Ou presque. J’avoue, dans un premier temps, avoir émis quelques réserves, tant le postulat du roman peut, à le prendre au pied de la lettre, sembler absurde. Mais ces doutes ont été vite balayés par le talent remarquable de Pierre Pelot, qui traite de son sujet avec une pertinence des plus appréciables. La Guerre olympique est en effet un roman d’une grande intelligence (dans tous les sens du terme), qui sait pointer avec une astuce diabolique qui n’a d’égale que sa lucidité les collusions les plus abjectes du sport et de la politique. Le roman a de faux airs de fable noire, très noire, et se montre terriblement efficace.
C’est à l’évidence l’œuvre d’un grand écrivain, maître dans l’art de tenir ses lecteurs en haleine. Le lecteur, bon gré mal gré, vibre devant les exploits de Coggio, et tremble à chaque épreuve – et a fortiori lors du stupéfiant Grand Parcours des Héros –, tremble avec et pour Yanni et Mager ; après tout, l’un des deux au moins est destiné à périr… Pierre Pelot retranscrit à merveille l’excitation comme la peur qui imprègnent les rencontres sportives, à ceci près que les enjeux sont ici fatals, ce qui ne fait qu’en rajouter une couche.
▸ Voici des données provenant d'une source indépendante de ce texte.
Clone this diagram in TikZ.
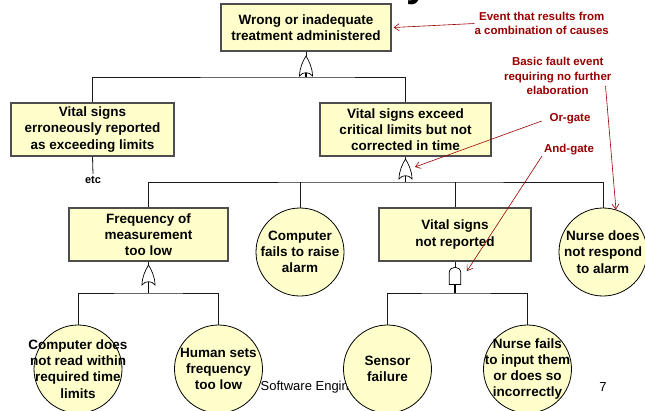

Le roman, fort bien écrit – un style fluide, élégant dans sa simplicité –, se dévore tel un page-turner, sans abêtir pour autant. Leçon d’écriture maîtrisée et intelligente, La Guerre olympique est un excellent roman, aussi pertinent qu’haletant. Il jette un regard sans concession sur notre triste monde tragique, et le tableau qu’il dépeint, 32 ans plus tard et en dépit de la fin de la guerre Froide, n’a rien perdu de son actualité. Preuve s’il en était encore besoin du grand talent de Pierre Pelot.